> Requirements
Would you write out the listing verbatim and skip every picture in it?

--- START ---

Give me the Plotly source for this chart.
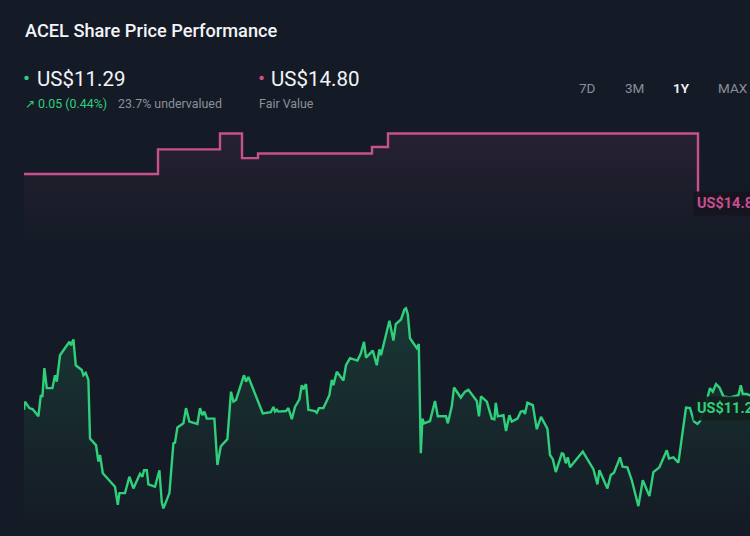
import plotly.graph_objects as go

# ---------------- data ----------------
# day offsets within the 1Y window and closing prices (US$)
price_days = [0, 0.5, 2.7, 4.4, 7.2, 8.4, 9.2, 10.2, 11.4, 14.2, 15.5, 16.4, 18, 19.7, 22.7, 23.5, 24.7,
              25.9, 28.9, 29.7, 30.9, 32.2, 33, 36, 37.2, 38, 39.4, 45.5, 46.9, 47.7, 50.5, 52.7, 54.7,
              58, 59.2, 60, 61.4, 62.2, 65.5, 67.7, 68.9, 69.7, 72.7, 74.7, 75.5, 76.7, 79.7, 81, 82.7,
              86.7, 88, 89.2, 90.2, 91.4, 95.2, 96.7, 98.4, 101.7, 103.5, 104.7, 106, 110, 111, 112.2,
              118, 119.4, 123.4, 124.7, 125.5, 126.4, 127.2, 131, 132.2, 133.9, 135.5, 137.7, 138.9,
              139.7, 141, 142.2, 145.5, 146.4, 147.5, 149.7, 152.7, 153.9, 154.7, 156.4, 159.7, 161,
              163, 166.7, 168.4, 170, 171, 174.4, 176.4, 177.7, 178.5, 182.7, 184.7, 185.9, 188.5,
              190.2, 191, 191.9, 193, 195.5, 196.4, 197.4, 198.4, 199.2, 200, 203, 205.5, 206.9, 211,
              211.9, 213.9, 215, 218.4, 220.5, 222.2, 226.4, 227.5, 228.5, 231.4, 233.9, 235.2, 235.9,
              236.9, 239.7, 241, 242.7, 243.9, 246.7, 248.4, 249.7, 250.5, 251.7, 254.4, 256.4, 258.5,
              261.7, 263, 264.4, 265.9, 268.9, 269.7, 270.9, 271.9, 273, 279.4, 284.7, 286.7, 287.7,
              291.7, 293.4, 295, 298, 299.3, 301.7, 303.9, 307.2, 309.4, 312.7, 314.7, 317.7, 321.4,
              322.5, 324.7, 327.2, 331, 333, 335, 336.7, 338, 340, 342.2, 343, 344.4, 346, 347.7,
              349.7, 353, 357.2, 358.4, 359.4, 361.4, 363, 365]
prices = [11.26, 11.40, 11.29, 11.27, 11.15, 11.51, 11.48, 11.97, 11.63, 11.63, 11.85, 11.74, 12.19,
          12.28, 12.42, 12.36, 12.46, 12.02, 11.94, 11.85, 11.89, 11.77, 10.77, 10.66, 10.38, 10.49,
          10.18, 9.95, 9.64, 9.84, 9.84, 10.12, 9.92, 10.17, 10.12, 10.23, 10.23, 9.99, 9.95, 10.23,
          9.68, 9.58, 9.84, 10.69, 10.70, 10.96, 11.03, 11.29, 11.06, 11.02, 11.29, 11.17, 11.23,
          11.11, 11.11, 10.32, 10.64, 10.76, 11.57, 11.40, 11.43, 11.85, 11.74, 11.82, 11.31, 11.20,
          11.22, 11.31, 11.23, 11.26, 11.23, 11.24, 11.29, 11.10, 11.31, 11.44, 11.68, 11.61, 11.70,
          11.26, 11.24, 11.21, 11.29, 11.29, 11.51, 11.77, 11.68, 11.91, 11.76, 12.02, 12.14, 12.10,
          12.22, 12.42, 12.15, 12.27, 12.02, 12.29, 12.19, 12.78, 12.44, 12.72, 12.80, 12.97, 12.99,
          12.89, 12.48, 12.36, 12.31, 12.38, 10.52, 11.11, 11.03, 11.07, 11.41, 11.15, 11.15, 11.03,
          11.32, 11.64, 11.47, 11.57, 11.60, 11.41, 11.15, 11.49, 11.40, 11.11, 11.10, 11.38, 11.15,
          11.17, 10.90, 11.17, 11.06, 11.11, 11.23, 11.24, 11.19, 11.38, 11.34, 10.93, 11.14, 10.94,
          10.49, 10.42, 10.20, 10.52, 10.51, 10.35, 10.45, 10.28, 10.55, 10.25, 9.99, 10.23, 9.92,
          10.15, 10.19, 10.45, 10.29, 10.28, 10.06, 9.62, 10.06, 9.79, 10.20, 10.28, 10.57, 10.43,
          10.45, 10.36, 11.30, 11.29, 11.06, 11.02, 11.07, 11.25, 11.51, 11.63, 11.57, 11.70, 11.64,
          11.49, 11.47, 11.51, 11.68, 11.53, 11.53, 11.51, 11.29]

fv_days = [0, 67, 98, 109, 117, 174, 182, 337, 370]
fair_values = [15.28, 15.70, 15.97, 15.55, 15.63, 15.74, 15.97, 14.80, 14.80]

last_price = "US$11.29"
fair_value = "US$14.80"
change_text = "↗ 0.05 (0.44%)"
valuation_text = "23.7% undervalued"
periods = ["7D", "3M", "1Y", "MAX"]
active_period = "1Y"

# ---------------- style ----------------
W, H = 750, 536
ML, MT = 24, 120
BG = "#151b26"
GREEN = "#2fd07c"
PINK = "#c8508f"
GREY = "#8a909a"
FONT = "Roboto"


def px(x):
    return (x - ML) / (W - ML)


def py(y):
    return (H - y) / (H - MT)


fig = go.Figure()

fig.add_trace(go.Scatter(
    x=fv_days, y=fair_values, mode="lines", line=dict(color=PINK, width=2.4, shape="hv"),
    fill="tozeroy",
    fillgradient=dict(type="vertical", start=14.2, stop=16.0,
                      colorscale=[[0, "rgba(200,80,143,0)"], [1, "rgba(200,80,143,0.10)"]]),
    hoverinfo="skip", showlegend=False))

fig.add_trace(go.Scatter(
    x=price_days, y=prices, mode="lines", line=dict(color=GREEN, width=2.4),
    fill="tozeroy",
    fillgradient=dict(type="vertical", start=9.3, stop=13.0,
                      colorscale=[[0, "rgba(47,208,124,0)"], [1, "rgba(47,208,124,0.16)"]]),
    hoverinfo="skip", showlegend=False))

ann = []


def text(x, y, s, size, color, anchor="left", weight=400, **kw):
    ann.append(dict(x=px(x), y=py(y), xref="paper", yref="paper", text=s, showarrow=False,
                    xanchor=anchor, yanchor="middle",
                    font=dict(family=FONT, size=size, color=color, weight=weight), **kw))


text(23, 30, "ACEL Share Price Performance", 18.2, "#f2f4f7", weight=500)
text(21, 78, "•", 21, GREEN)
text(35, 79, last_price, 20.5, "#f2f4f7")
text(256, 78, "•", 21, PINK)
text(269, 79, fair_value, 20.5, "#f2f4f7")
text(23, 103, change_text, 12.4, GREEN)
text(116, 103, valuation_text, 12.4, GREY)
text(257, 103, "Fair Value", 12.4, GREY)

for label, cx in zip(periods, [587, 634, 681, 733]):
    if label == active_period:
        text(cx, 88, label, 13.5, "#f2f4f7", anchor="center", weight=600)
    else:
        text(cx, 88, label, 13.5, GREY, anchor="center")

text(693, 203, fair_value, 14.5, PINK, weight=700, bgcolor="rgba(22,20,30,0.92)", borderpad=3)
text(693, 408, last_price, 14.5, GREEN, weight=700, bgcolor="rgba(20,32,30,0.92)", borderpad=3)

fig.update_layout(
    width=W, height=H, paper_bgcolor=BG, plot_bgcolor=BG,
    margin=dict(l=ML, r=0, t=MT, b=0),
    xaxis=dict(visible=False, range=[0, 363]),
    yaxis=dict(visible=False, range=[9.11, 16.20]),
    annotations=ann, showlegend=False,
)

fig.write_html("out.html", config={"displayModeBar": False})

--- END ---

> Result for this task
Give me the Plotly source for this chart.
import plotly.graph_objects as go

# ---------------- data ----------------
# day offsets within the 1Y window and closing prices (US$)
price_days = [0, 0.5, 2.7, 4.4, 7.2, 8.4, 9.2, 10.2, 11.4, 14.2, 15.5, 16.4, 18, 19.7, 22.7, 23.5, 24.7,
              25.9, 28.9, 29.7, 30.9, 32.2, 33, 36, 37.2, 38, 39.4, 45.5, 46.9, 47.7, 50.5, 52.7, 54.7,
              58, 59.2, 60, 61.4, 62.2, 65.5, 67.7, 68.9, 69.7, 72.7, 74.7, 75.5, 76.7, 79.7, 81, 82.7,
              86.7, 88, 89.2, 90.2, 91.4, 95.2, 96.7, 98.4, 101.7, 103.5, 104.7, 106, 110, 111, 112.2,
              118, 119.4, 123.4, 124.7, 125.5, 126.4, 127.2, 131, 132.2, 133.9, 135.5, 137.7, 138.9,
              139.7, 141, 142.2, 145.5, 146.4, 147.5, 149.7, 152.7, 153.9, 154.7, 156.4, 159.7, 161,
              163, 166.7, 168.4, 170, 171, 174.4, 176.4, 177.7, 178.5, 182.7, 184.7, 185.9, 188.5,
              190.2, 191, 191.9, 193, 195.5, 196.4, 197.4, 198.4, 199.2, 200, 203, 205.5, 206.9, 211,
              211.9, 213.9, 215, 218.4, 220.5, 222.2, 226.4, 227.5, 228.5, 231.4, 233.9, 235.2, 235.9,
              236.9, 239.7, 241, 242.7, 243.9, 246.7, 248.4, 249.7, 250.5, 251.7, 254.4, 256.4, 258.5,
              261.7, 263, 264.4, 265.9, 268.9, 269.7, 270.9, 271.9, 273, 279.4, 284.7, 286.7, 287.7,
              291.7, 293.4, 295, 298, 299.3, 301.7, 303.9, 307.2, 309.4, 312.7, 314.7, 317.7, 321.4,
              322.5, 324.7, 327.2, 331, 333, 335, 336.7, 338, 340, 342.2, 343, 344.4, 346, 347.7,
              349.7, 353, 357.2, 358.4, 359.4, 361.4, 363, 365]
prices = [11.26, 11.40, 11.29, 11.27, 11.15, 11.51, 11.48, 11.97, 11.63, 11.63, 11.85, 11.74, 12.19,
          12.28, 12.42, 12.36, 12.46, 12.02, 11.94, 11.85, 11.89, 11.77, 10.77, 10.66, 10.38, 10.49,
          10.18, 9.95, 9.64, 9.84, 9.84, 10.12, 9.92, 10.17, 10.12, 10.23, 10.23, 9.99, 9.95, 10.23,
          9.68, 9.58, 9.84, 10.69, 10.70, 10.96, 11.03, 11.29, 11.06, 11.02, 11.29, 11.17, 11.23,
          11.11, 11.11, 10.32, 10.64, 10.76, 11.57, 11.40, 11.43, 11.85, 11.74, 11.82, 11.31, 11.20,
          11.22, 11.31, 11.23, 11.26, 11.23, 11.24, 11.29, 11.10, 11.31, 11.44, 11.68, 11.61, 11.70,
          11.26, 11.24, 11.21, 11.29, 11.29, 11.51, 11.77, 11.68, 11.91, 11.76, 12.02, 12.14, 12.10,
          12.22, 12.42, 12.15, 12.27, 12.02, 12.29, 12.19, 12.78, 12.44, 12.72, 12.80, 12.97, 12.99,
          12.89, 12.48, 12.36, 12.31, 12.38, 10.52, 11.11, 11.03, 11.07, 11.41, 11.15, 11.15, 11.03,
          11.32, 11.64, 11.47, 11.57, 11.60, 11.41, 11.15, 11.49, 11.40, 11.11, 11.10, 11.38, 11.15,
          11.17, 10.90, 11.17, 11.06, 11.11, 11.23, 11.24, 11.19, 11.38, 11.34, 10.93, 11.14, 10.94,
          10.49, 10.42, 10.20, 10.52, 10.51, 10.35, 10.45, 10.28, 10.55, 10.25, 9.99, 10.23, 9.92,
          10.15, 10.19, 10.45, 10.29, 10.28, 10.06, 9.62, 10.06, 9.79, 10.20, 10.28, 10.57, 10.43,
          10.45, 10.36, 11.30, 11.29, 11.06, 11.02, 11.07, 11.25, 11.51, 11.63, 11.57, 11.70, 11.64,
          11.49, 11.47, 11.51, 11.68, 11.53, 11.53, 11.51, 11.29]

fv_days = [0, 67, 98, 109, 117, 174, 182, 337, 370]
fair_values = [15.28, 15.70, 15.97, 15.55, 15.63, 15.74, 15.97, 14.80, 14.80]

last_price = "US$11.29"
fair_value = "US$14.80"
change_text = "↗ 0.05 (0.44%)"
valuation_text = "23.7% undervalued"
periods = ["7D", "3M", "1Y", "MAX"]
active_period = "1Y"

# ---------------- style ----------------
W, H = 750, 536
ML, MT = 24, 120
BG = "#151b26"
GREEN = "#2fd07c"
PINK = "#c8508f"
GREY = "#8a909a"
FONT = "Roboto"


def px(x):
    return (x - ML) / (W - ML)


def py(y):
    return (H - y) / (H - MT)


fig = go.Figure()

fig.add_trace(go.Scatter(
    x=fv_days, y=fair_values, mode="lines", line=dict(color=PINK, width=2.4, shape="hv"),
    fill="tozeroy",
    fillgradient=dict(type="vertical", start=14.2, stop=16.0,
                      colorscale=[[0, "rgba(200,80,143,0)"], [1, "rgba(200,80,143,0.10)"]]),
    hoverinfo="skip", showlegend=False))

fig.add_trace(go.Scatter(
    x=price_days, y=prices, mode="lines", line=dict(color=GREEN, width=2.4),
    fill="tozeroy",
    fillgradient=dict(type="vertical", start=9.3, stop=13.0,
                      colorscale=[[0, "rgba(47,208,124,0)"], [1, "rgba(47,208,124,0.16)"]]),
    hoverinfo="skip", showlegend=False))

ann = []


def text(x, y, s, size, color, anchor="left", weight=400, **kw):
    ann.append(dict(x=px(x), y=py(y), xref="paper", yref="paper", text=s, showarrow=False,
                    xanchor=anchor, yanchor="middle",
                    font=dict(family=FONT, size=size, color=color, weight=weight), **kw))


text(23, 30, "ACEL Share Price Performance", 18.2, "#f2f4f7", weight=500)
text(21, 78, "•", 21, GREEN)
text(35, 79, last_price, 20.5, "#f2f4f7")
text(256, 78, "•", 21, PINK)
text(269, 79, fair_value, 20.5, "#f2f4f7")
text(23, 103, change_text, 12.4, GREEN)
text(116, 103, valuation_text, 12.4, GREY)
text(257, 103, "Fair Value", 12.4, GREY)

for label, cx in zip(periods, [587, 634, 681, 733]):
    if label == active_period:
        text(cx, 88, label, 13.5, "#f2f4f7", anchor="center", weight=600)
    else:
        text(cx, 88, label, 13.5, GREY, anchor="center")

text(693, 203, fair_value, 14.5, PINK, weight=700, bgcolor="rgba(22,20,30,0.92)", borderpad=3)
text(693, 408, last_price, 14.5, GREEN, weight=700, bgcolor="rgba(20,32,30,0.92)", borderpad=3)

fig.update_layout(
    width=W, height=H, paper_bgcolor=BG, plot_bgcolor=BG,
    margin=dict(l=ML, r=0, t=MT, b=0),
    xaxis=dict(visible=False, range=[0, 363]),
    yaxis=dict(visible=False, range=[9.11, 16.20]),
    annotations=ann, showlegend=False,
)

fig.write_html("out.html", config={"displayModeBar": False})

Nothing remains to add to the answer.